Job:
Determine which lines of the records include the word "document", and copy them.

Available records:
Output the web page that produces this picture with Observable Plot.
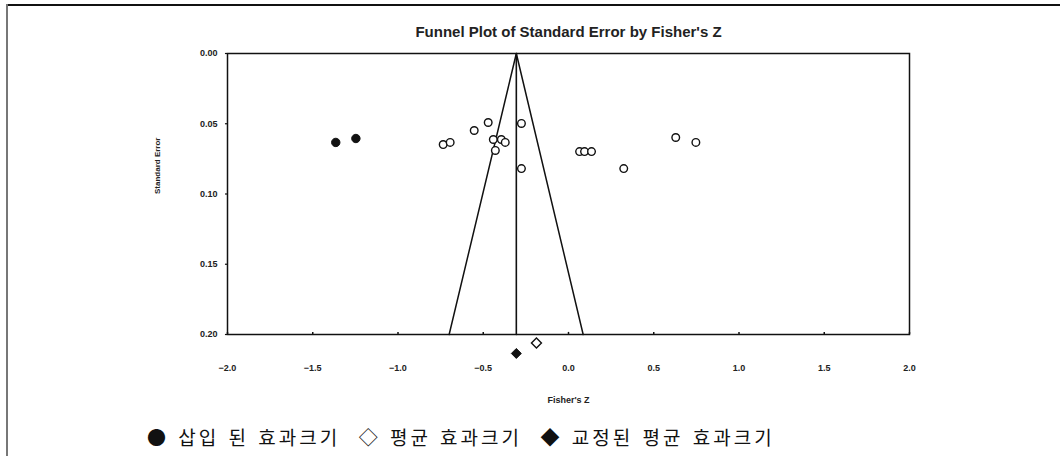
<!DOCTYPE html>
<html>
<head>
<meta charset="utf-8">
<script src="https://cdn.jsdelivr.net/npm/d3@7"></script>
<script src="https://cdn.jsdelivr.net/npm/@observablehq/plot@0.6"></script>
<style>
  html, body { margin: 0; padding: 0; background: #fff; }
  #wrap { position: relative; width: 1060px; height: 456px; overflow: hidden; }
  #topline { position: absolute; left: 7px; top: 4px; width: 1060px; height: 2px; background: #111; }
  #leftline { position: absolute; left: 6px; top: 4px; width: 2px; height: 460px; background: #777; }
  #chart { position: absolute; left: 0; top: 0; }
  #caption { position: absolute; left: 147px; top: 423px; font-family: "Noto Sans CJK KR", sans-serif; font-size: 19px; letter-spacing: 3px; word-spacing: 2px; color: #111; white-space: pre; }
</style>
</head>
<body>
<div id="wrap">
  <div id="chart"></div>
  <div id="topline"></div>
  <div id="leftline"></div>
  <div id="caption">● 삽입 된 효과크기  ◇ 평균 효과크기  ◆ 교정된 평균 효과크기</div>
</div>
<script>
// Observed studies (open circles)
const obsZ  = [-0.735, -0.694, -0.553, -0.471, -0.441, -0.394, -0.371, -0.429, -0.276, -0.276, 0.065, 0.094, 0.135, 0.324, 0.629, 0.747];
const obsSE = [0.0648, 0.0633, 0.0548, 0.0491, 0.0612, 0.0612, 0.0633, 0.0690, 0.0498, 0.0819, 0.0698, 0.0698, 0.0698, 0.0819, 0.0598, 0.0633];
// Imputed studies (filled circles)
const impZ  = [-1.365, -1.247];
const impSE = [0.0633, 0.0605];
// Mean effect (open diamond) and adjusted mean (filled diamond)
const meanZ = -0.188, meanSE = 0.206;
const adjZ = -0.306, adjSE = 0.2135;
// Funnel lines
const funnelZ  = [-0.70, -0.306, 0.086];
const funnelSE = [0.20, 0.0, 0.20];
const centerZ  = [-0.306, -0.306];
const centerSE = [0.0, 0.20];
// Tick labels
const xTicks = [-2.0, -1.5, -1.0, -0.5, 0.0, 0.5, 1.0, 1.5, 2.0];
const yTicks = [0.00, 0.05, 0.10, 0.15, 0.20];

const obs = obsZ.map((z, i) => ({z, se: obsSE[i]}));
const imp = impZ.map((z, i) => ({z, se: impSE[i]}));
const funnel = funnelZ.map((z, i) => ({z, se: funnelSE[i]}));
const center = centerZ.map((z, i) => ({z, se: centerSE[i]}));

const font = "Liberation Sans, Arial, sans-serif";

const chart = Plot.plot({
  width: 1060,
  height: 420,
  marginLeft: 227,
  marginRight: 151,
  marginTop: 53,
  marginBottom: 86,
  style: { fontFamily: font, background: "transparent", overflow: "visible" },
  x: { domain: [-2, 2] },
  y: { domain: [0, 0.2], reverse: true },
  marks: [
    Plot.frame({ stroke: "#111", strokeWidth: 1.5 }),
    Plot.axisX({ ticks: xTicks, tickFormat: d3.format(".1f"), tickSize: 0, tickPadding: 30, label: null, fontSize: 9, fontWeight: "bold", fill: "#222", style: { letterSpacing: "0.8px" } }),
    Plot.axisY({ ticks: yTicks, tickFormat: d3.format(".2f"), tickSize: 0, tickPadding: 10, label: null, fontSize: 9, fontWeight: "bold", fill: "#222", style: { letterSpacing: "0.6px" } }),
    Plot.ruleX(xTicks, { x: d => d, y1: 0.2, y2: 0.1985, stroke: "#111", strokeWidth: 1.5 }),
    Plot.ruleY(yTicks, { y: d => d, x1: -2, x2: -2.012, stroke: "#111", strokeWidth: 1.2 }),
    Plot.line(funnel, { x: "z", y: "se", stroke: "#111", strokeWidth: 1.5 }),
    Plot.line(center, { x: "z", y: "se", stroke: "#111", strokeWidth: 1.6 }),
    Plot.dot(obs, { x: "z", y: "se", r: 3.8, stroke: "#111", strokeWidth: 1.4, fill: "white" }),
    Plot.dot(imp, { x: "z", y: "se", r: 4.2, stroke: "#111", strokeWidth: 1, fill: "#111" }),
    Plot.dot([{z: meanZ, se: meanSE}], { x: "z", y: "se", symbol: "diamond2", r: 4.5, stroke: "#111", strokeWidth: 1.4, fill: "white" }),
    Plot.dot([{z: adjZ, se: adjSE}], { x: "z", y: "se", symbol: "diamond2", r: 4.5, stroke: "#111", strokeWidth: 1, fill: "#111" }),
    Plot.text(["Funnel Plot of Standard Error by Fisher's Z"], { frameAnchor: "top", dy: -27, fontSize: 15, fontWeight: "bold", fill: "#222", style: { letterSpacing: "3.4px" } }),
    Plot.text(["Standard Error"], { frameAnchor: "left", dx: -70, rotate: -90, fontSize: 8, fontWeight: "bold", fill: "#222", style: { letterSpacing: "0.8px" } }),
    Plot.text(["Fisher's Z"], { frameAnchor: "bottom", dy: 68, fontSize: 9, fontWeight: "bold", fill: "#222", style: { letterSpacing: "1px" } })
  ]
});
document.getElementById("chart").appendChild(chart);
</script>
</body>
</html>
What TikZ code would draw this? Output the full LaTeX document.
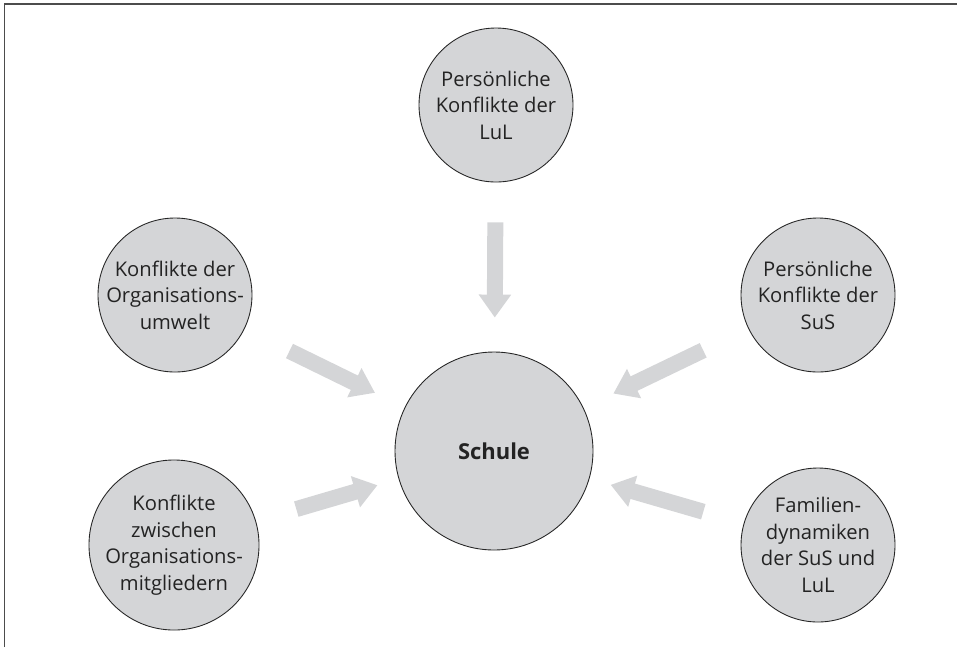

Result of the task:
document.getElementById("chart").appendChild(chart);
What TikZ code would draw this? Output the full LaTeX document.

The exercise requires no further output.